Título: O álcool e a auto-suficiência
Autor: Celso Ming
Fonte: O Estado de São Paulo, 21/04/2006, Economia & Negócios, p. B2

Hoje a plataforma P-50 da Petrobrás, com capacidade de produção de 180 mil barris diários de petróleo, começa a operar no campo de Albacora-Leste, na Bacia de Campos. É o início do período da auto-suficiência no abastecimento de petróleo.

Esta coluna já falou sobre algumas das conseqüências desse marco na edição do dia 11. Uma delas é a de que, dentro de quatro anos, sobrarão 550 mil barris diários de petróleo que serão exportados. O assunto de hoje é a contribuição do álcool para essa façanha.

O álcool combustível vai tendo importância crescente não só como substitutivo do MTBE que vai adicionado à gasolina como antidetonante, mas também como substituto ecologicamente correto de derivados de petróleo.

Do ponto de vista de sua participação na matriz energética brasileira, o álcool ainda tem pouca importância. Não pesa mais de 13,5% no total. Mas não se pode desprezar seu concurso na substituição da gasolina. E, na medida em que substituiu gasolina, o álcool concorreu para a obtenção da auto-suficiência do petróleo.

Os cálculos da consultoria Datagro mostram que, apenas em 2005, a utilização de álcool possibilitou a economia de 204,32 mil barris diários de gasolina equivalente. Entre 1976 - quando do lançamento do Proálcool - e início de 2006, o correspondente a 1,51 bilhão de barris de gasolina deixou de ser queimado. "Isso significa 12% das reservas comprovadas de gás e petróleo no Brasil", avalia Plínio Nastari, presidente da Datagro.

Em dinheiro vivo, foram poupados US$ 69,1 bilhões, calculados pelos preços correntes, ou seja, não atualizados. É quantia não desprezível.

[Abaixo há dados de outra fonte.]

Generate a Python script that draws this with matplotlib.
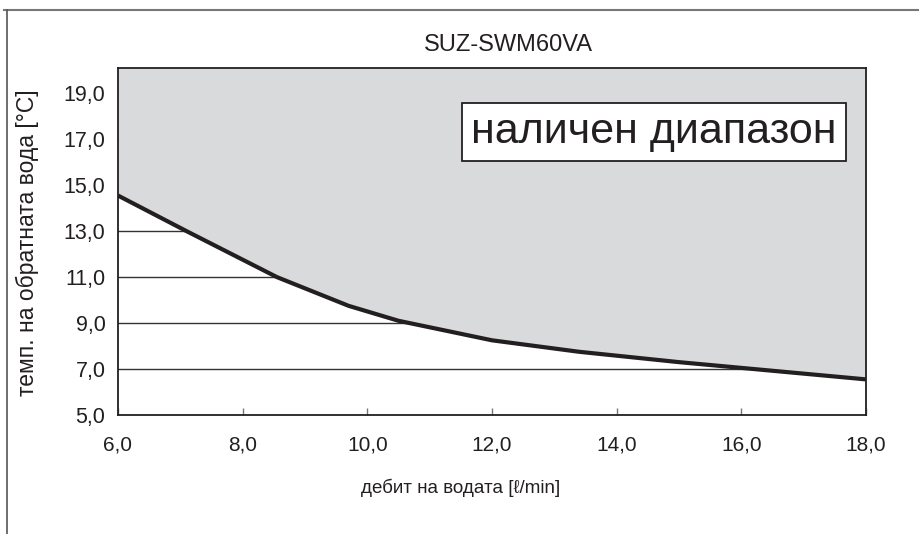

Lançados há três anos, os carros flex fuel (que rodam com qualquer quantidade de gasolina ou álcool) foram os maiores impulsionadores dessa substituição. A frota de bicombustíveis alcança hoje 1,2 milhão de veículos. Em março, correspondiam a 77,6% das vendas. A maioria dos proprietários prefere usar álcool.

O consultor de Energia Isaías Macedo observa que, em 2005, a queima de álcool foi equivalente a 13,0% da energia usada para transportes no País - um aumento em relação aos 11,2% verificados em 2001, antes do lançamento dos veículos flex fuel. Macedo lembra que não é apenas o álcool que contribui para a auto-suficiência. O uso intensivo de bagaço de cana substitui a queima de óleo combustível.

Mas cuidado com o exagero: "O fator determinante para a obtenção da auto-suficiência de petróleo foi mesmo o aumento da extração de petróleo e não o álcool", observa Nastari.

A Petrobrás é a maior especialista do mundo na técnica da exploração de petróleo em águas profundas. Os investimentos vêm aumentando. Para este ano, serão R$ 38 bilhões, 48% acima dos R$ 25,7 bilhões do ano passado e mais do que o dobro do que foi investido há três anos (R$ 18,5 bilhões).

Novas plataformas de exploração têm sido colocadas em operação todos os anos, como a P-50, que começa a produzir hoje. Cerca de US$ 3,4 bilhões devem ser aplicados em mais quatro novas plataformas previstas para começarem suas operações até 2008.

O professor Antônio Maria Bonomi, do Instituto de Pesquisas Tecnológicas (IPT), observa que o álcool foi, de fato, uma opção importante no fim da década de 70, quando o Brasil importava cerca de 85% do petróleo que consumia. Mas hoje sua influência é menor. "Sem o álcool a auto-suficiência não seria possível, mas é preciso mais." Ele lembra que o consumo nacional de óleo diesel é de cerca de 40 bilhões de litros por ano, enquanto o de gasolina está perto dos 20 bilhões de litros. "Se o diesel for substituído pelo biodiesel, aí sim a economia de petróleo para produção de derivados será significativa."

Quem sabe esteja aí mais um atalho no caminho da auto-suficiência.